Второй труд — «Der Feldzug von 1815»[258] — представляет по сравнению с другими уже более совершенную форму. Он заключает в себе свыше 200 страниц, и это — только для пяти дней кампании. На этот раз Клаузевиц является уже достаточно осведомленным; он, между прочим, пользуется реляцией об этой кампании, написанной на острове С[вятой] Елены, прибывшей во Францию неизвестным путем и напечатанной в 1820 г.[259]
Клаузевиц во многом согласен с Наполеоном, но все же основная тенденция осудительная: она сводится к тому, чтобы доказать, что император в этой кампании вел себя, как отчаянный игрок[260].
Наконец, большой труд — «Die Feldzüge von 1799 in Italien und der Schweiz»[261] — занимает особое место среди других и по характеру изложения, и по специальной природе войны, которая в нем трактуется.

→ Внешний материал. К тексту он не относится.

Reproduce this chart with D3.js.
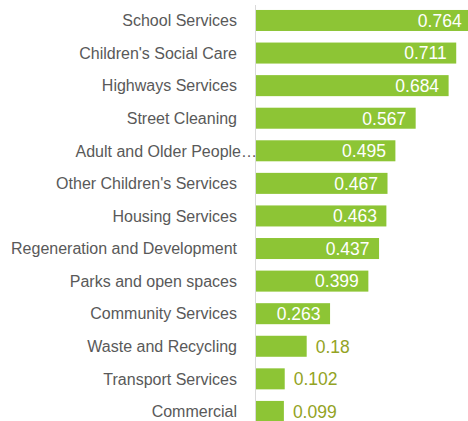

Эта работа, в момент ее публикации, дала повод к полемике между Клаузевицем и Жомини. Последний, задетый во многих местах, жаловался, что прусский писатель очень многое взял у него.
В своем вступлении Клаузевиц приводит мотивы, побудившие его написать этот труд: «Две кампании, имевшие место в 1799 г. в Италии и Швейцарии, не могут быть отделены одна от другой… Обе принадлежат к наиболее важным и поучительным во всей военной истории. В них мы видим действующими четырех главнокомандующих с большим именем: Суворов, эрцгерцог Карл, Моро и Массена; среди генералов второй категории мы, с одной стороны, видим Лекурба, Макдональда, Жубера, Сульта, Шампионне, Дессоле, и с другой — Края, Меласа, Гоце, Багратиона — почти все, что армии могли показать лучшего. В качестве военных фактов мы имеем семь больших сражений, три форсированных перехода рек, значительное число горных позиций, использованных для наиболее решительных атак и для наиболее упорных оборон в наиболее высоких местах Альп; наконец, переход армии чрез район Готарда, занятый и обороняемый противником, который, сбитый сначала, потом, как постоянно растущая лавина, запрет естественные выходы и принудит армию искать другой дороги, обходя скалистые и наиболее крутые пропасти».